The connection they make is at once palpable and ephemeral, as is clear in the next scene, four years later. At the British embassy in Brussells, mid-level diplomat Raymond Brock (Stoll) introduces Susan to the Ambassador, ironically named Darwin (Byron Jennings), for help arranging the return of a body to London. Darwin is told it is her husband; Brock knows the situation is more delicate; the man was Susan’s married lover, another former fighter from the war. Susan eventually settles into marriage with Brock as Darwin carries on stiff-upper-lipidly waving the flag for the shrinking empire.

Hare’s gift for interweaving personal and political events was evident from the outset, in this play that takes as its pivot the 1956 Suez disaster that resulted in the humiliation of Prime Minister Anthony Eden and the confirmation of the U.S. and Russia as the ruling global powers. That leaves Darwin scandalized (Jennings, a great actor, has never been better than he is here, expressing horror and personal shame as much over having been deceived in the Suez matter as in the fiasco itself) and Brock consigned to irrelevance.

Susan ends up in a sexless marriage and a job she can’t stand. She takes lovers, tries to conceive a child by one (the terrific LeRoy McClain), and even has a rendez-vous with Lazar. But the war’s end and its promise of plenty has proven to be as illusory as peace itself.

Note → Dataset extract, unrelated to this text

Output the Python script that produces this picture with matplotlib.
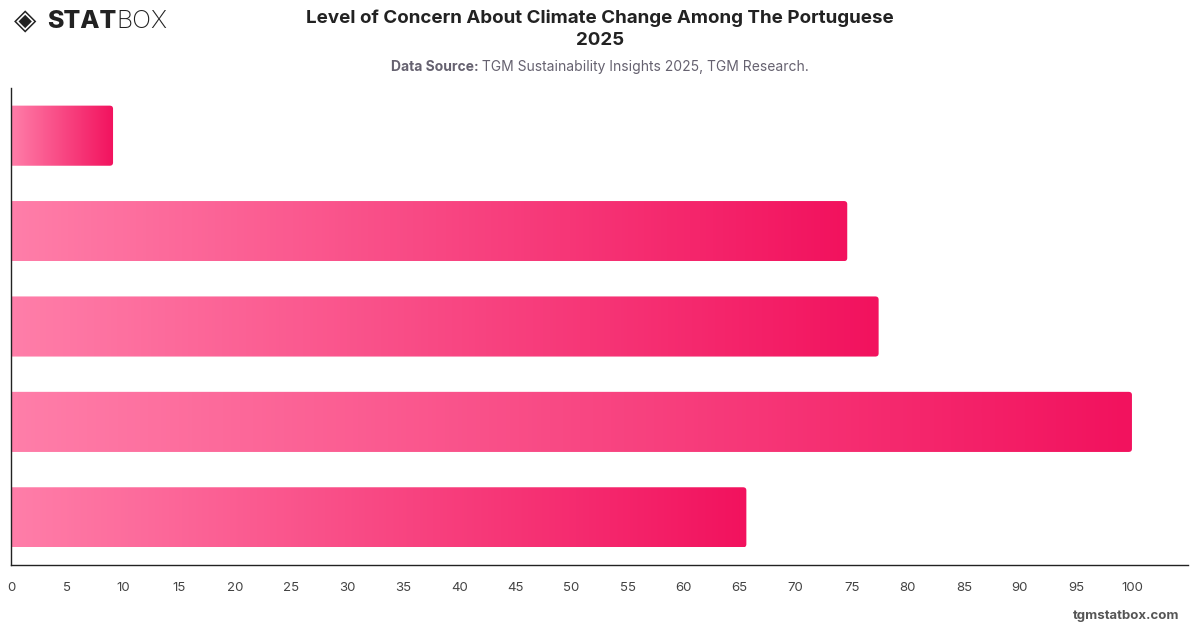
import numpy as np
import matplotlib
matplotlib.use("Agg")
import matplotlib.pyplot as plt
from matplotlib.patches import FancyBboxPatch
from matplotlib.colors import LinearSegmentedColormap

# values (no category labels are shown)
bar_index = [0, 1, 2, 3, 4]
concern_values = [9.1, 74.6, 77.4, 100.0, 65.6]
x_ticks = list(range(0, 101, 5))

TITLE = "Level of Concern About Climate Change Among The Portuguese\n2025"
SOURCE_LABEL = "Data Source:"
SOURCE_TEXT = " TGM Sustainability Insights 2025, TGM Research."
FOOTER = "tgmstatbox.com"

plt.rcParams["font.family"] = ["Inter", "DejaVu Sans"]
pink = LinearSegmentedColormap.from_list("pink", ["#FF7EA9", "#F2125E"])
grad = np.linspace(0, 1, 256).reshape(1, -1)

fig = plt.figure(figsize=(12, 6.28), dpi=100)
ax = fig.add_axes([0.0092, 0.1003, 0.9808, 0.7596])
ax.set_xlim(0, 105)
ax.set_ylim(4.5, -0.5)

# gradient bars, rounded on the right end only
bar_h = 0.63
for i, v in zip(bar_index, concern_values):
    y0 = i - bar_h / 2
    im = ax.imshow(grad, cmap=pink, aspect="auto", interpolation="bicubic",
                   extent=[0, v, y0 + bar_h, y0], zorder=2)
    clip = FancyBboxPatch((-2, y0), v + 2, bar_h,
                          boxstyle="round,pad=0,rounding_size=0.3",
                          mutation_aspect=0.11, transform=ax.transData,
                          facecolor="none", edgecolor="none")
    ax.add_patch(clip)
    im.set_clip_path(clip)

for side in ["top", "right"]:
    ax.spines[side].set_visible(False)
for side in ["left", "bottom"]:
    ax.spines[side].set_color("#222222")
    ax.spines[side].set_linewidth(1.0)
ax.set_yticks([])
ax.set_xticks(x_ticks)
ax.set_xticklabels([str(t) for t in x_ticks], fontsize=9.5, color="#444444")
ax.tick_params(axis="x", length=0, pad=12)

# header
fig.text(0.5, 0.954, TITLE, ha="center", va="center", fontsize=13.5,
         fontweight="bold", color="#222222", linespacing=1.4)

lab = fig.text(0, 0.893, SOURCE_LABEL, ha="left", va="center", fontsize=10,
               fontweight="bold", color="#666270")
rest = fig.text(0, 0.893, SOURCE_TEXT, ha="left", va="center", fontsize=10,
                color="#666270")
fig.canvas.draw()
w1 = lab.get_window_extent().width / fig.bbox.width
w2 = rest.get_window_extent().width / fig.bbox.width
start = 0.5 - (w1 + w2) / 2
lab.set_x(start)
rest.set_x(start + w1)

# logo
fig.text(0.012, 0.966, "\u25c8", ha="left", va="center", fontsize=21,
         color="#222222", family="DejaVu Sans", fontweight="bold")
logo_a = fig.text(0.039, 0.966, "STAT", ha="left", va="center", fontsize=18,
                  fontweight="heavy", color="#222222")
fig.canvas.draw()
wa = logo_a.get_window_extent().width / fig.bbox.width
fig.text(0.039 + wa, 0.966, "BOX", ha="left", va="center", fontsize=18,
         fontweight="light", color="#222222")

fig.text(0.983, 0.019, FOOTER, ha="right", va="center", fontsize=9.5,
         fontweight="bold", color="#555555")

fig.savefig("out.png", dpi=100, facecolor="white")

Leveaux seems in touch with none of this; instead of a textured reading, the production glosses the content and is as chilly Mike Britton’s set, a series of walls that clumsily reconfigure to suggest different locales, lit somewhat mercilessly by David Weiner. Stoll is unable to convey Brock’s sullen mediocrity (though his unaccountable devotion to Susan despite her emotional savagery comes through).

Least well served is Weisz. Her high-pitched, rapid-fire line readings conspire to keep Susan from getting under our skin. The final scene, returning us to Susan’s sun-drenched hillside encounter with a French farmer at the war’s end, should be devastating, exposing how thoroughly her life-force optimism would be fractured into a thousand shards of disappointment. And yet I left the theater not so much emotionally wrung out as merely shaking my head, wishing she’d just snap out of it.